Performance numbers:

I wrote a synthetic benchmark to measure the performance. The benchmark has one
or more CPUs in Xen calling on_selected_cpus() with between 1 and 64 CPUs in
the selected mask. The executed function simply delays for 500 microseconds.

The table below shows the % change in execution time of on_selected_cpus():

                    1 thread   2 threads    4 threads
1 CPU in mask     0.02       -35.23       -51.18
2 CPUs in mask    0.01       -47.20       -69.27
4 CPUs in mask    -0.02      -42.40       -66.55
8 CPUs in mask    -0.03      -47.82       -68.39
16 CPUs in mask   0.12       -41.95       -58.26
32 CPUs in mask   0.02       -25.43       -39.35
64 CPUs in mask   0.00       -24.70       -37.83

With 1 thread (i.e. no contention), there is no regression in execution time.
With multiple threads, as expected there is a significant improvement in
execution time.

As a more practical benchmark to simulate host evacuation, I measured the
memory dirtying rate across 10 VMs after enabling log dirty (on an AMD system,
so without PML).
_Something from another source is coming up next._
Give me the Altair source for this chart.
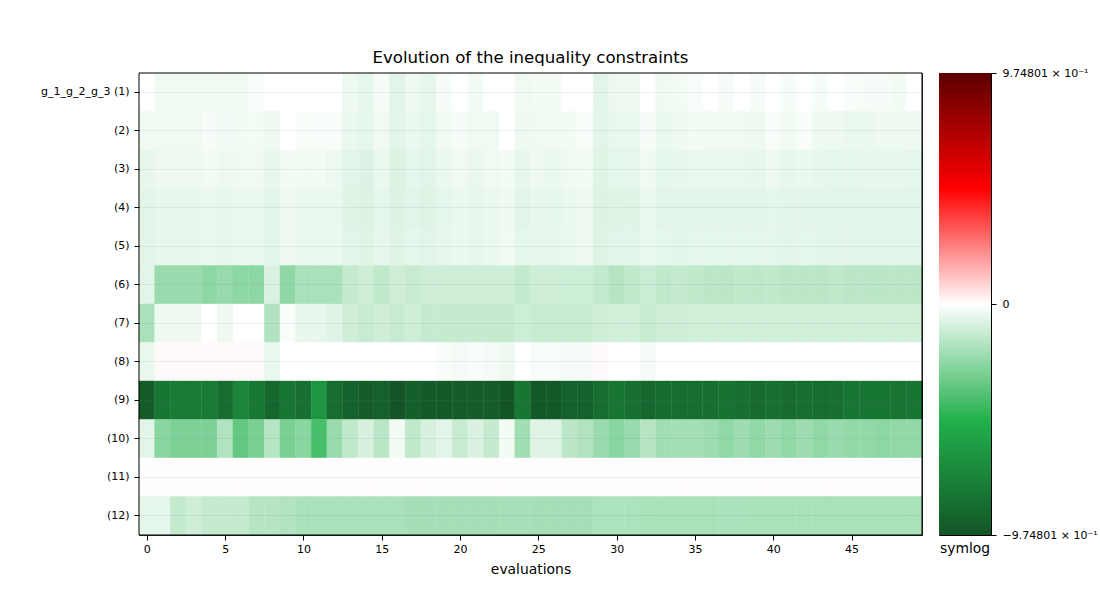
import altair as alt
import pandas as pd

ROW_LABELS = ["g_1_g_2_g_3 (1)", "(2)", "(3)", "(4)", "(5)", "(6)", "(7)", "(8)",
              "(9)", "(10)", "(11)", "(12)"]
EVALUATIONS = list(range(50))
X_TICKS = [0, 5, 10, 15, 20, 25, 30, 35, 40, 45]

ROW_1 = [0, -0.034, -0.034, -0.034, -0.034, -0.034, -0.034, -0.015, 0, 0,
         0, 0, 0, -0.038, -0.05, -0.02, -0.063, -0.038, -0.05, -0.02,
         0, -0.027, 0, 0, -0.034, -0.027, -0.027, 0, 0, -0.063,
         -0.04, -0.04, 0, -0.034, -0.027, -0.015, 0, -0.02, 0, -0.02,
         0, -0.02, 0, -0.02, 0, -0.015, -0.02, -0.02, -0.027, 0]
ROW_2 = [-0.034, -0.034, -0.034, -0.034, -0.02, -0.03, -0.027, -0.027, -0.038, 0,
         -0.015, -0.015, -0.015, -0.045, -0.057, -0.034, -0.063, -0.045, -0.057, -0.034,
         -0.02, -0.034, -0.034, 0, -0.038, -0.034, -0.034, -0.027, -0.015, -0.063,
         -0.048, -0.048, -0.02, -0.045, -0.038, -0.027, -0.034, -0.034, -0.034, -0.038,
         -0.015, -0.034, -0.015, -0.038, -0.038, -0.045, -0.045, -0.038, -0.038, -0.038]
ROW_3 = [-0.052, -0.038, -0.038, -0.038, -0.027, -0.038, -0.034, -0.034, -0.052, -0.027,
         -0.027, -0.027, -0.038, -0.063, -0.072, -0.045, -0.075, -0.057, -0.063, -0.045,
         -0.034, -0.048, -0.034, -0.027, -0.052, -0.038, -0.045, -0.034, -0.027, -0.07,
         -0.057, -0.057, -0.034, -0.057, -0.052, -0.045, -0.048, -0.045, -0.048, -0.052,
         -0.038, -0.052, -0.045, -0.052, -0.057, -0.057, -0.052, -0.052, -0.052, -0.057]
ROW_4 = [-0.063, -0.052, -0.052, -0.052, -0.045, -0.052, -0.045, -0.045, -0.063, -0.038,
         -0.045, -0.045, -0.045, -0.068, -0.075, -0.057, -0.075, -0.063, -0.068, -0.057,
         -0.045, -0.052, -0.045, -0.038, -0.063, -0.052, -0.057, -0.045, -0.038, -0.075,
         -0.068, -0.068, -0.048, -0.063, -0.063, -0.06, -0.06, -0.06, -0.06, -0.06,
         -0.057, -0.06, -0.06, -0.06, -0.063, -0.063, -0.06, -0.06, -0.06, -0.063]
ROW_5 = [-0.063, -0.052, -0.052, -0.052, -0.045, -0.052, -0.045, -0.045, -0.063, -0.038,
         -0.045, -0.045, -0.045, -0.063, -0.07, -0.052, -0.07, -0.057, -0.063, -0.052,
         -0.045, -0.052, -0.045, -0.034, -0.057, -0.052, -0.052, -0.045, -0.038, -0.07,
         -0.063, -0.063, -0.045, -0.057, -0.06, -0.057, -0.057, -0.057, -0.057, -0.057,
         -0.057, -0.06, -0.057, -0.06, -0.06, -0.06, -0.06, -0.06, -0.06, -0.063]
ROW_6 = [-0.063, -0.222, -0.222, -0.222, -0.251, -0.23, -0.251, -0.251, -0.079, -0.246,
         -0.188, -0.188, -0.188, -0.129, -0.106, -0.138, -0.106, -0.124, -0.109, -0.109,
         -0.109, -0.109, -0.109, -0.109, -0.133, -0.109, -0.109, -0.113, -0.113, -0.133,
         -0.161, -0.138, -0.118, -0.138, -0.129, -0.138, -0.149, -0.149, -0.138, -0.142,
         -0.138, -0.149, -0.149, -0.149, -0.138, -0.149, -0.149, -0.149, -0.149, -0.149]
ROW_7 = [-0.188, -0.038, -0.038, -0.038, 0, -0.038, 0, 0, -0.172, -0.015,
         -0.052, -0.052, -0.068, -0.106, -0.124, -0.106, -0.124, -0.109, -0.129, -0.129,
         -0.129, -0.129, -0.129, -0.129, -0.113, -0.124, -0.124, -0.124, -0.124, -0.106,
         -0.1, -0.1, -0.124, -0.109, -0.109, -0.1, -0.1, -0.1, -0.1, -0.1,
         -0.1, -0.1, -0.1, -0.1, -0.1, -0.1, -0.1, -0.1, -0.1, -0.1]
ROW_8 = [-0.048, 0.012, 0.012, 0.012, 0.012, 0.012, 0.012, 0.012, -0.048, 0,
         0, 0, 0, 0, 0, 0, 0, 0, 0, -0.015,
         -0.022, -0.015, -0.022, -0.036, 0, -0.015, -0.015, -0.022, -0.022, 0.01,
         0, 0, -0.022, 0, 0, 0, 0, 0, 0, 0,
         0, 0, 0, 0, 0, 0, 0, 0, 0, 0]
ROW_9 = [-0.93, -0.8, -0.78, -0.78, -0.78, -0.85, -0.72, -0.79, -0.88, -0.8,
         -0.83, -0.63, -0.85, -0.9, -0.93, -0.91, -0.99, -0.92, -0.95, -0.95,
         -0.93, -0.94, -0.93, -0.97, -0.8, -0.96, -0.96, -0.91, -0.91, -0.85,
         -0.8, -0.83, -0.88, -0.85, -0.85, -0.85, -0.84, -0.82, -0.84, -0.86,
         -0.83, -0.86, -0.84, -0.85, -0.83, -0.8, -0.8, -0.8, -0.81, -0.8]
ROW_10 = [-0.063, -0.258, -0.287, -0.287, -0.287, -0.172, -0.344, -0.294, -0.161, -0.294,
          -0.258, -0.405, -0.222, -0.138, -0.088, -0.152, -0.027, -0.138, -0.088, -0.063,
          -0.124, -0.079, -0.129, -0.027, -0.208, -0.068, -0.068, -0.149, -0.172, -0.222,
          -0.258, -0.23, -0.161, -0.208, -0.2, -0.2, -0.215, -0.244, -0.215, -0.244,
          -0.217, -0.24, -0.215, -0.244, -0.226, -0.24, -0.24, -0.251, -0.24, -0.24]
ROW_11 = [0.004] * 50
ROW_12 = [-0.057, -0.057, -0.133, -0.109, -0.129, -0.129, -0.129, -0.161, -0.161, -0.172,
          -0.188, -0.188, -0.188, -0.188, -0.188, -0.188, -0.188, -0.197, -0.197, -0.197,
          -0.197, -0.197, -0.197, -0.193, -0.193, -0.197, -0.197, -0.197, -0.197, -0.183,
          -0.183, -0.183, -0.19, -0.19, -0.19, -0.19, -0.19, -0.186, -0.186, -0.19,
          -0.19, -0.19, -0.19, -0.19, -0.19, -0.19, -0.19, -0.19, -0.19, -0.19]

ROWS = [ROW_1, ROW_2, ROW_3, ROW_4, ROW_5, ROW_6, ROW_7, ROW_8, ROW_9, ROW_10, ROW_11, ROW_12]

VMAX = 0.974801
DOMAIN = [-VMAX, -VMAX / 2, 0, VMAX / 2, VMAX]
COLORS = ["#135526", "#22b14c", "#ffffff", "#ff0000", "#5c0000"]
X_EXTENT = [-0.5, 49.5]

records = []
for label, vals in zip(ROW_LABELS, ROWS):
    for e, v in zip(EVALUATIONS, vals):
        records.append({"constraint": label, "evaluation": e, "value": v})
df = pd.DataFrame(records)

FONT = "DejaVu Sans"
color_scale = alt.Scale(domain=DOMAIN, range=COLORS, interpolate="rgb", clamp=True)
x_scale = alt.Scale(domain=X_EXTENT, nice=False, zero=False)

cells = (
    alt.Chart(df)
    .transform_calculate(x0="datum.evaluation - 0.5", x1="datum.evaluation + 0.5")
    .mark_rect(strokeWidth=0.4)
    .encode(
        x=alt.X("x0:Q", scale=x_scale,
                axis=alt.Axis(values=X_TICKS, title="evaluations", grid=False,
                              labelPadding=3, titlePadding=8, titleFontSize=13.9)),
        x2="x1:Q",
        y=alt.Y("constraint:N", sort=ROW_LABELS,
                scale=alt.Scale(paddingInner=0, paddingOuter=0),
                axis=alt.Axis(title=None, grid=True, bandPosition=0.5,
                              gridColor="#5f7f99", gridOpacity=0.12, gridWidth=1,
                              labelPadding=5, zindex=1)),
        color=alt.Color("value:Q", scale=color_scale, legend=None),
        stroke=alt.Stroke("value:Q", scale=color_scale, legend=None),
        tooltip=["constraint:N", "evaluation:Q", "value:Q"],
    )
)

frame = (
    alt.Chart(pd.DataFrame({"lo": [X_EXTENT[0]], "hi": [X_EXTENT[1]]}))
    .mark_rect(filled=False, stroke="black", strokeWidth=1)
    .encode(x=alt.X("lo:Q", scale=x_scale), x2="hi:Q")
)

heat = alt.layer(cells, frame).properties(
    width=783, height=462,
    title=alt.TitleParams("Evolution of the inequality constraints",
                          fontSize=16.6, fontWeight="normal", offset=6,
                          anchor="middle", color="black", font=FONT),
)

cbar_df = pd.DataFrame({"lo": [DOMAIN[0]], "hi": [DOMAIN[-1]]})
gradient = alt.LinearGradient(
    gradient="linear",
    stops=[alt.GradientStop(offset=(d - DOMAIN[0]) / (DOMAIN[-1] - DOMAIN[0]), color=c)
           for d, c in zip(DOMAIN, COLORS)],
    x1=0, x2=0, y1=1, y2=0,
)
label_expr = ("datum.value > 0 ? '9.74801 × 10⁻¹' : "
              "(datum.value < 0 ? '−9.74801 × 10⁻¹' : '0')")
cbar = (
    alt.Chart(cbar_df)
    .mark_rect(fill=gradient)
    .encode(
        y=alt.Y("lo:Q",
                scale=alt.Scale(domain=[DOMAIN[0], DOMAIN[-1]], nice=False, zero=False),
                axis=alt.Axis(orient="right", values=[DOMAIN[0], 0, DOMAIN[-1]],
                              labelExpr=label_expr, title=None, grid=False,
                              labelPadding=6)),
        y2="hi:Q",
    )
    .properties(
        width=52, height=462,
        title=alt.TitleParams("symlog", orient="bottom", fontSize=13.9,
                              fontWeight="normal", offset=2, anchor="middle",
                              color="black", font=FONT),
    )
)

chart = (
    alt.hconcat(heat, cbar, spacing=17, bounds="flush")
    .configure(font=FONT, padding={"left": 39, "top": 49, "right": 0, "bottom": 0},
               background="white")
    .configure_view(stroke="black", strokeWidth=1)
    .configure_axis(labelFont=FONT, labelFontSize=11, labelColor="black",
                    tickColor="black", tickSize=5, tickWidth=1, domain=False,
                    titleFont=FONT, titleFontWeight="normal", titleColor="black")
)

chart.save("out.html", embed_options={"renderer": "svg", "actions": False})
The rate increased by 16% with this patch series, even
after the recent deferred TLB flush changes.

Is this a positive thing though? In the context of some related work something
similar was mentioned iirc, accompanied by stating that this is actually
problematic. A guest in log-dirty mode generally wants to be making progress,
but also wants to be throttled enough to limit re-dirtying, such that
subsequent iterations (in particular the final one) of page contents
migration won't have to process overly many pages a 2nd time.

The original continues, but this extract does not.